Evonik, which is based Essen, is a major global supplier of lubricant additive components. It uses methyl methacrylates to make polyalkyl methacrylates, the chemical foundation of its viscosity index improvers, pour point depressants, cold flow improvers and synthetic base stocks that it offers to the lubricants industry. Those products are marketed under the Viscoplex and Viscobase brand names. The spokesman suggested Evonik could enter a supply agreement with whoever buys the methacrylate production operations.

“If anything, we will simply contract with the new owner to continue supplying methacrylate polymers.”

Evonik makes methacrylate polymers at 18 sites that, according to its own data, have a combined capacity of 400,000 metric tons per year. They are part of Evoniks Performance Materials segment and in 2017 accounted for some 40 percent of its sales, or 1.5 billion. By comparison, the company as a whole recorded 14.4 billion euros in sales in 2017.

Going forward, the company intends to concentrate its efforts on the divisions with less low cyclical exposure, having identified specialty additives, healthcare, smart materials and animal nutrition as areas for growth.

“We are systematically implementing our strategy of sharpening our focus on specialty chemicals,” Chairman of the Executive Board Christian Kullmann said in a press release.

Speaking to Lube Report, a company spokesperson said internal preparations for the divestment are underway. ”There is no deadline, and the company is taking it step by step. The methacrylates business performed well last year and had a good start in 2018 as well. As such, we are not in a rush.”

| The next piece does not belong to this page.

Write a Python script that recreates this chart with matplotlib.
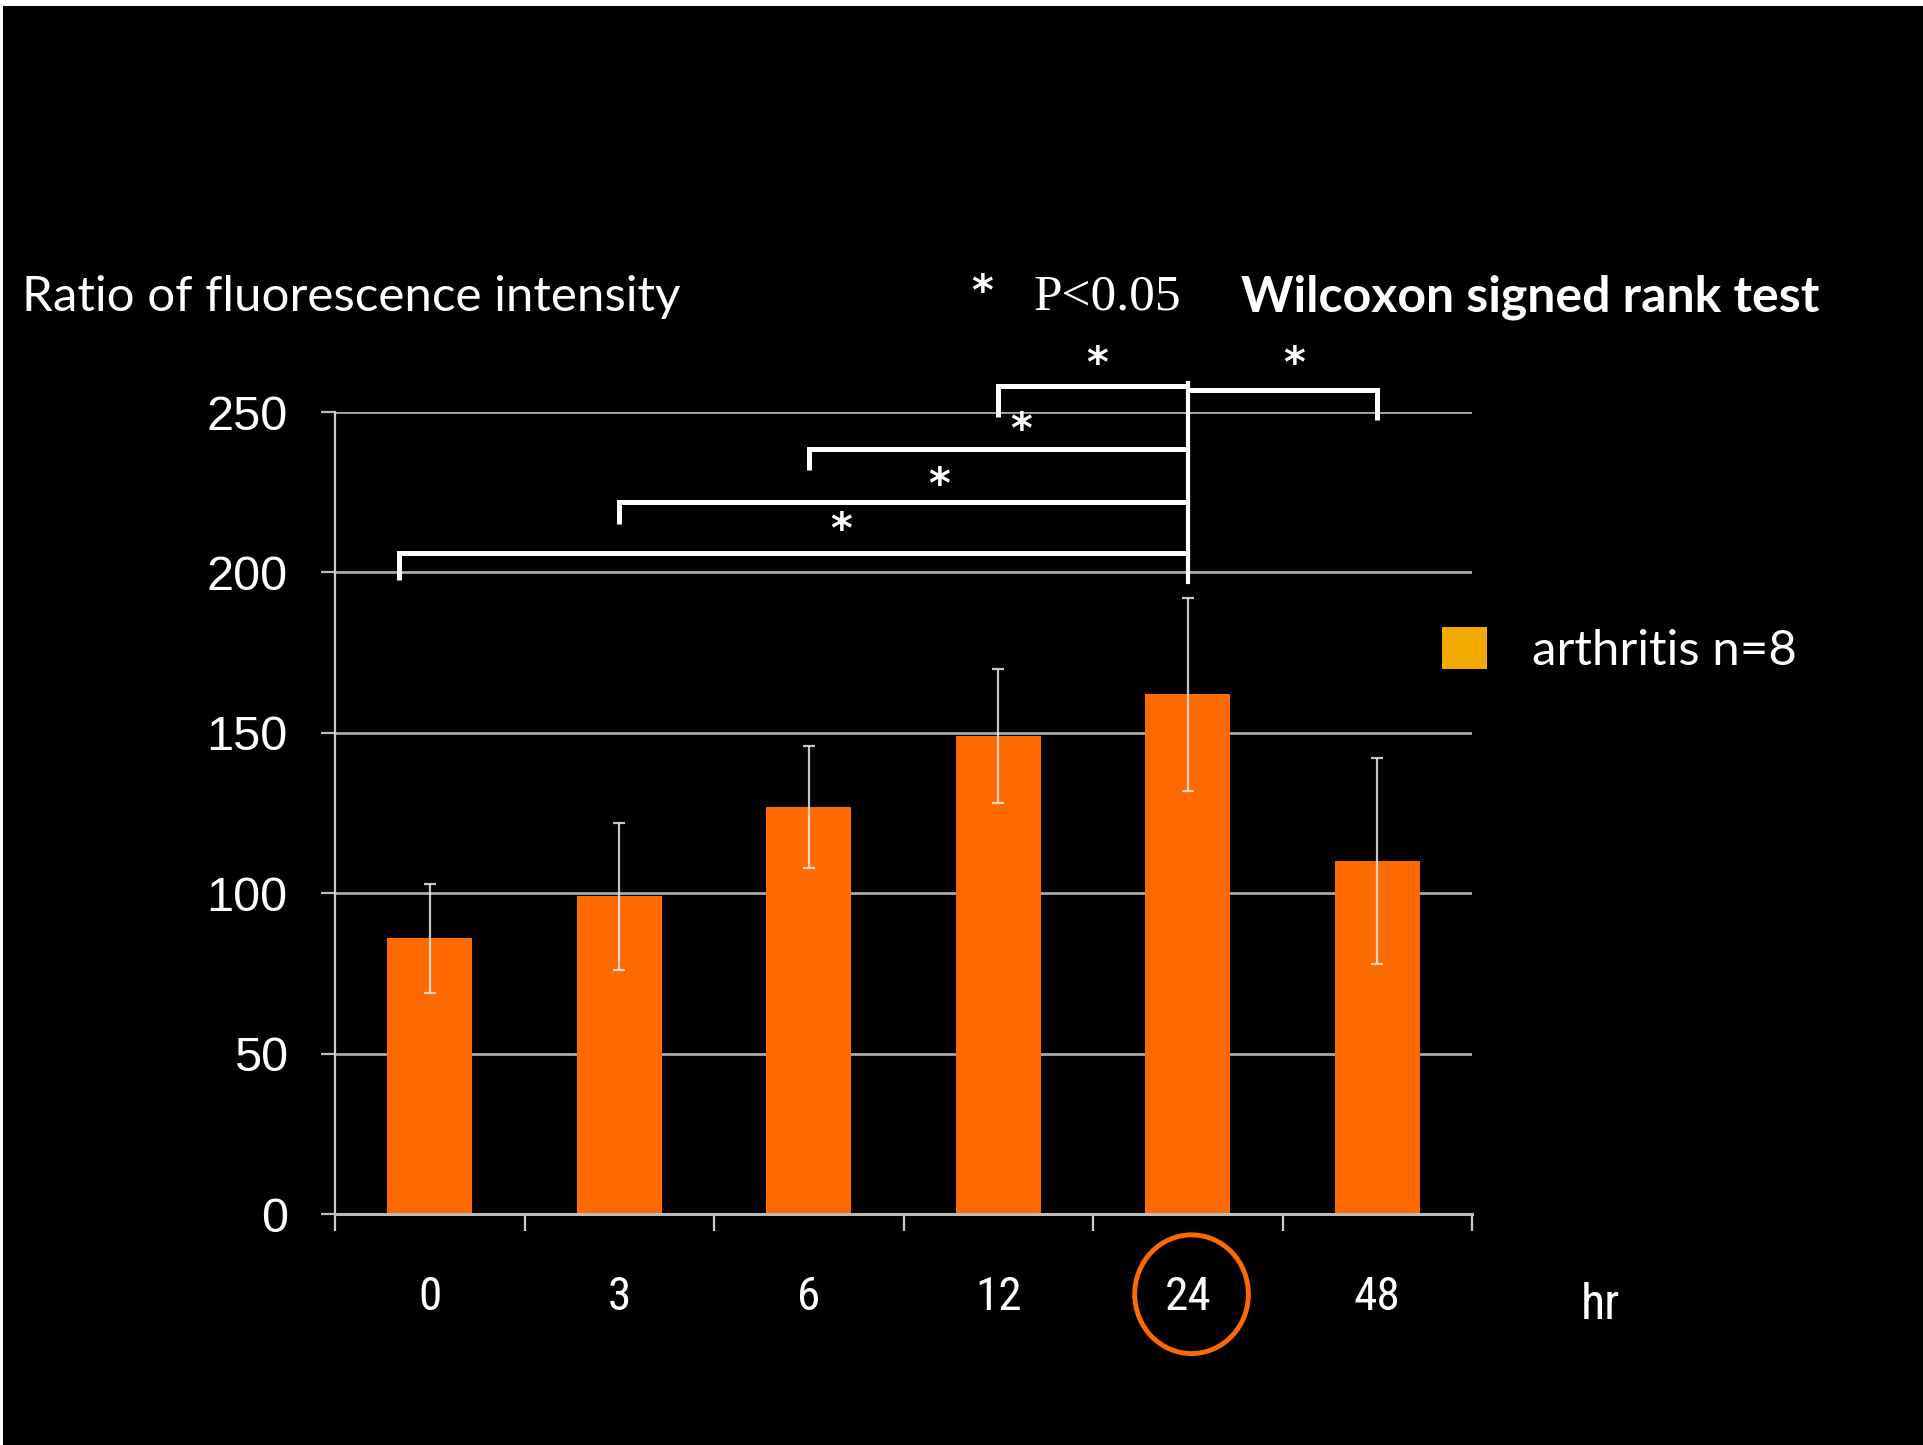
import matplotlib
matplotlib.use("Agg")
import matplotlib.pyplot as plt
from matplotlib.patches import Patch, Ellipse, Rectangle
import matplotlib.transforms as mtransforms
from matplotlib import font_manager

# ---------------- data ----------------
categories = ["0", "3", "6", "12", "24", "48"]
means = [86, 99, 127, 149, 162, 110]
sds = [17, 23, 19, 21, 30, 32]
yticks = [0, 50, 100, 150, 200, 250]
series_label = "arthritis n=8"
# significance brackets: (from category index, to category index, bar height, leg bottom)
brackets = [
    (0, 4, 206, 197.5),
    (1, 4, 222, 215),
    (2, 4, 238.5, 232),
    (3, 4, 258, 248.5),
    (5, 4, 257, 247.5),
]
star_pos = [(2.17, 213), (2.69, 227), (3.12, 244), (3.52, 264.5), (4.56, 264.5)]

avail = {f.name for f in font_manager.fontManager.ttflist}
def pick(*names):
    for n in names:
        if n in avail:
            return n
    return "DejaVu Sans"

narrow = pick("Liberation Sans Narrow", "Roboto Condensed", "Liberation Sans")
arial = pick("Liberation Sans", "DejaVu Sans")
humanist = pick("Lato", "Open Sans", "Noto Sans")
serif = pick("Liberation Serif", "DejaVu Serif")

BG = "black"
BAR = "#FF6A00"
W, H, DPI = 1923, 1445, 100
fig = plt.figure(figsize=(W / DPI, H / DPI), dpi=DPI, facecolor=BG)

# white frame at top-left edges of the original slide
fig.patches.append(Rectangle((0, 1 - 6 / H), 1, 6 / H, transform=fig.transFigure,
                             facecolor="white", edgecolor="none", zorder=10))
fig.patches.append(Rectangle((0, 0), 2.5 / W, 1, transform=fig.transFigure,
                             facecolor="white", edgecolor="none", zorder=10))

left, right = 335 / W, 1472 / W
bottom, top = 1 - 1214 / H, 1 - 412 / H
ax = fig.add_axes([left, bottom, right - left, top - bottom])
ax.set_facecolor(BG)

x = list(range(len(categories)))
ax.bar(x, means, width=0.45, color=BAR, zorder=3)
ax.errorbar(x, means, yerr=sds, fmt="none", ecolor="#E8E8E8", elinewidth=1.6,
            capsize=4, capthick=1.6, alpha=0.85, zorder=4)

ax.set_xlim(-0.5, len(categories) - 0.5)
ax.set_ylim(0, 250)

# y axis
ax.set_yticks(yticks)
ax.set_yticklabels([str(v) for v in yticks], fontfamily=arial, fontsize=35, color="white")
ax.tick_params(axis="y", length=10, width=1.6, color="#BBBBBB", pad=24, direction="out")
ax.grid(axis="y", color="#A8A8A8", linewidth=2.0, zorder=0)
ax.set_axisbelow(True)

# x axis: ticks at boundaries, labels at centers
ax.set_xticks([i - 0.5 for i in range(len(categories) + 1)])
ax.set_xticklabels([""] * (len(categories) + 1))
ax.tick_params(axis="x", which="major", length=12, width=1.6, color="#CCCCCC", direction="out")
ax.set_xticks(x, minor=True)
ax.set_xticklabels(categories, minor=True, fontfamily=narrow, fontsize=34, color="white")
ax.tick_params(axis="x", which="minor", length=0, pad=44)

for s in ["top", "right"]:
    ax.spines[s].set_visible(False)
ax.spines["left"].set_color("#CCCCCC")
ax.spines["left"].set_linewidth(1.6)
ax.spines["bottom"].set_color("#BBBBBB")
ax.spines["bottom"].set_linewidth(2.2)
ax.spines["bottom"].set_zorder(5)

# significance brackets
lw = 3.6
for (i0, i1, yb, yl) in brackets:
    xs = i0 - 0.16 if i0 == 0 else i0
    ax.plot([xs, xs, i1], [yl, yb, yb], color="white", lw=lw, clip_on=False,
            solid_joinstyle="miter", solid_capstyle="butt", zorder=6)
ax.plot([4, 4], [197, 259], color="white", lw=3.0, clip_on=False, zorder=6)
for (sx, sy) in star_pos:
    ax.text(sx, sy, "*", ha="center", va="center", fontsize=30, color="white",
            fontfamily="DejaVu Sans", fontweight="bold", clip_on=False)

# circle around "24"
trans = mtransforms.blended_transform_factory(ax.transData, ax.transAxes)
ax.add_patch(Ellipse((4.02, -0.1), 0.60, 0.148, transform=trans, fill=False,
                     edgecolor="#FF6A00", linewidth=3.5, clip_on=False))
ax.text(6.18, -0.113, "hr", transform=trans, ha="center", va="center",
        fontsize=36, color="white", fontfamily=narrow)

# header texts
fig.text(22 / W, 1 - 297 / H, "Ratio of fluorescence intensity", ha="left", va="center",
         fontsize=35.5, color="white", fontfamily=humanist)
fig.text(982 / W, 1 - 293 / H, "*", ha="center", va="center", fontsize=30,
         color="white", fontfamily="DejaVu Sans", fontweight="bold")
fig.text(1034 / W, 1 - 297 / H, "P<0.05", ha="left", va="center", fontsize=37,
         color="white", fontfamily=serif)
fig.text(1241 / W, 1 - 297 / H, "Wilcoxon signed rank test", ha="left", va="center",
         fontsize=36, color="white", fontfamily=humanist, fontweight="bold")

# legend
handle = Patch(facecolor="#F2AA00", edgecolor="none", label=series_label)
leg = fig.legend(handles=[handle], loc="center left",
                 bbox_to_anchor=(1442 / W, 1 - 650 / H), frameon=False,
                 handlelength=0.92, handleheight=0.92,
                 handletextpad=0.9, borderpad=0, borderaxespad=0,
                 prop={"family": humanist, "size": 35.5})
for t in leg.get_texts():
    t.set_color("white")

fig.savefig("out.png", dpi=DPI, facecolor=BG)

Performance Materials head Caspar Gammelin left the door open for other options for further development, such as partnerships. ”Our goal is to extend our technological edge and cost leadership. To achieve that, we will find partners and will make full use of our strengths,” he was quoted as saying in the statement. Our methacrylates business has a leading competitive position and is profitable and attractive.

The spokesman, who asked not to be identified, added, ”While a full-scale divestment is our preferred option, we do not exclude the possibility of a future partnership. This would of course also depend on the future buyer. In short, we are still examining both paths.”

The oil additives business is part of Evonik’s Resource Efficiency segment, which was the company’s best-performing branch last year. Sales jumped 66 percent year over year to reach 5.4 billion euros, benefitting in part from the January 2017 acquisition of United States company Air Products’ specialty additives business.